The best Idaho real estate investment resource for out-of-state investors — particularly those relocating capital from California, Washington, or Oregon — is a structured guide that covers Idaho's specific financial traps, not a general real estate investing course or a BiggerPockets forum search. Idaho's regulatory environment rewards investors who understand three things that coastal markets do not prepare you for: a severable water rights doctrine that can leave a property's well with no legal right to use its own water, a Homeowner's Exemption trap that makes every historical property tax bill on an investment target artificially low, and a wildfire insurance crisis that has produced 335% premium increases in specific counties and a 9% statewide carrier exodus with no state FAIR Plan as a backstop. Out-of-state investors who miss any one of these consistently turn cash-flow-positive deals into losing positions within 12 months of closing.

Why Idaho Is Genuinely Different From Coastal Markets

California, Washington, and Oregon investors bring analytical frameworks built for different regulatory environments. Understanding what transfers and what does not is the first step.

What transfers from coastal markets to Idaho:

  • Cap rate and DSCR analysis fundamentals
  • 1031 exchange mechanics (Idaho fully conforms to federal rules)
  • LLC formation and asset protection strategy
  • Property management selection and remote operations

What does not transfer:

  • Water rights assumptions. In California, Oregon, and Washington, water rights are complex but generally tied to land use and riparian access. In Idaho, under the doctrine of prior appropriation, water rights are severable property. They can be sold, leased, and transferred independently of the land. A property can have a functioning physical well and zero legal right to use that water if the rights were severed in a prior transaction. Eastern state frameworks — where the well comes with the property — do not apply.
  • Property tax analysis. Coastal markets have property tax disclosure norms that account for investment vs. owner-occupancy status. Idaho does not. The historical tax bill on any target property almost certainly reflects the Homeowner's Exemption under Idaho Code Section 63-602G, which shelters up to $125,000 of assessed value for primary residences. Investment properties are ineligible. That exemption disappears the moment you close — and coastal investors who rely on the listing's tax history for underwriting discover the error on their first property tax statement.
  • Insurance risk frameworks. California investors are familiar with wildfire insurance challenges. What is different in Idaho is the absence of a state FAIR Plan backstop. California's FAIR Plan provides coverage of last resort. Idaho has no equivalent. In Blaine County, Canyon County, Valley County, and parts of Custer County, admitted carriers have exited and surplus lines coverage is the only option available — at $5,374 to $6,840 per year for properties in high-risk zones.

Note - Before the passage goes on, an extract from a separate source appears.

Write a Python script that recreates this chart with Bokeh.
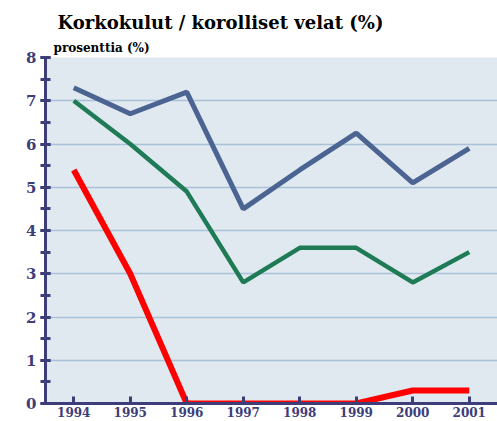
from bokeh.plotting import figure
from bokeh.models import Title, Range1d, FixedTicker
from bokeh.embed import file_html
from bokeh.resources import INLINE

years = [1994, 1995, 1996, 1997, 1998, 1999, 2000, 2001]
blue_vals = [7.3, 6.7, 7.2, 4.5, 5.4, 6.25, 5.1, 5.9]
green_vals = [7.0, 6.0, 4.9, 2.8, 3.6, 3.6, 2.8, 3.5]
red_vals = [5.4, 3.0, 0.0, 0.0, 0.0, 0.0, 0.3, 0.3]
y_ticks = [0, 1, 2, 3, 4, 5, 6, 7, 8]

NAVY = "#3d3d7a"
FONT = "DejaVu Serif"

p = figure(width=497, height=421, output_backend="svg", toolbar_location=None,
           x_range=Range1d(1993.5, 2001.5), y_range=Range1d(0, 8),
           min_border_left=45, min_border_right=0, min_border_top=57, min_border_bottom=18,
           background_fill_color="#e0e8f0", border_fill_color="white")
p.outline_line_color = None
p.title = None

sub = Title(text="prosenttia (%)", text_font=FONT, text_font_style="bold",
            text_font_size="12px", text_color="black", align="left", offset=8, standoff=5)
main = Title(text="Korkokulut / korolliset velat (%)", text_font=FONT, text_font_style="bold",
             text_font_size="18px", text_color="black", align="left", offset=12, standoff=7)
p.add_layout(sub, "above")
p.add_layout(main, "above")

p.line(years, blue_vals, line_color="#4b6491", line_width=5)
p.line(years, green_vals, line_color="#1e7b56", line_width=4.5)
p.line(years, red_vals, line_color="#ff0000", line_width=6)

p.xgrid.visible = False
p.ygrid.grid_line_color = "#a9c2d8"
p.ygrid.grid_line_width = 1.5
p.ygrid.ticker = FixedTicker(ticks=y_ticks)

xa = p.xaxis[0]
xa.ticker = FixedTicker(ticks=years)
xa.axis_line_color = NAVY
xa.axis_line_width = 3
xa.major_tick_line_color = NAVY
xa.major_tick_line_width = 3
xa.major_tick_in = 7
xa.major_tick_out = 0
xa.minor_tick_line_color = None
xa.major_label_text_font = FONT
xa.major_label_text_font_style = "bold"
xa.major_label_text_font_size = "12px"
xa.major_label_text_color = NAVY
xa.major_label_standoff = 3

ya = p.yaxis[0]
ya.ticker = FixedTicker(ticks=y_ticks, minor_ticks=[i * 0.5 for i in range(17)])
ya.axis_line_color = NAVY
ya.axis_line_width = 3
ya.major_tick_line_color = NAVY
ya.major_tick_line_width = 3
ya.major_tick_in = 5
ya.major_tick_out = 5
ya.minor_tick_line_color = NAVY
ya.minor_tick_line_width = 3
ya.minor_tick_in = 5
ya.minor_tick_out = 5
ya.major_label_text_font = FONT
ya.major_label_text_font_style = "bold"
ya.major_label_text_font_size = "15px"
ya.major_label_text_color = NAVY
ya.major_label_standoff = 4

open("out.html", "w").write(file_html(p, INLINE))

The Three Traps That Consistently Cost Out-of-State Investors

1. The Homeowner's Exemption Trap

When a seller lists a property, the tax history shown in the MLS — and on Zillow, Redfin, and county assessor websites — reflects the exemption the seller claimed as an owner-occupant. Under Idaho Code Section 63-602G, that exemption removes 50% of the home's assessed value, up to $125,000, from the tax base.

You close. The deed transfers. The county assessor removes the exemption at the next assessment cycle. Your property taxes increase by the county's levy rate applied to $125,000 of newly taxable assessed value.

At Ada County's effective investment levy of approximately 1.19–1.33%, that is $1,488 to $1,663 per year in additional taxes. At Canyon County's approximately 1.42%, that is $1,775 per year. Every year you own the property. The cash-flow model that looked correct using the listing's tax history may be showing a loss once you apply the actual investment-property tax basis.

Additionally, if you hold through an LLC or trust, qualifying for any exemptions on a house-hack strategy requires submitting corporate affidavits, operating agreements showing 5% ownership, or notarized trust documents to the county assessor — a procedural step that most out-of-state investors do not know exists.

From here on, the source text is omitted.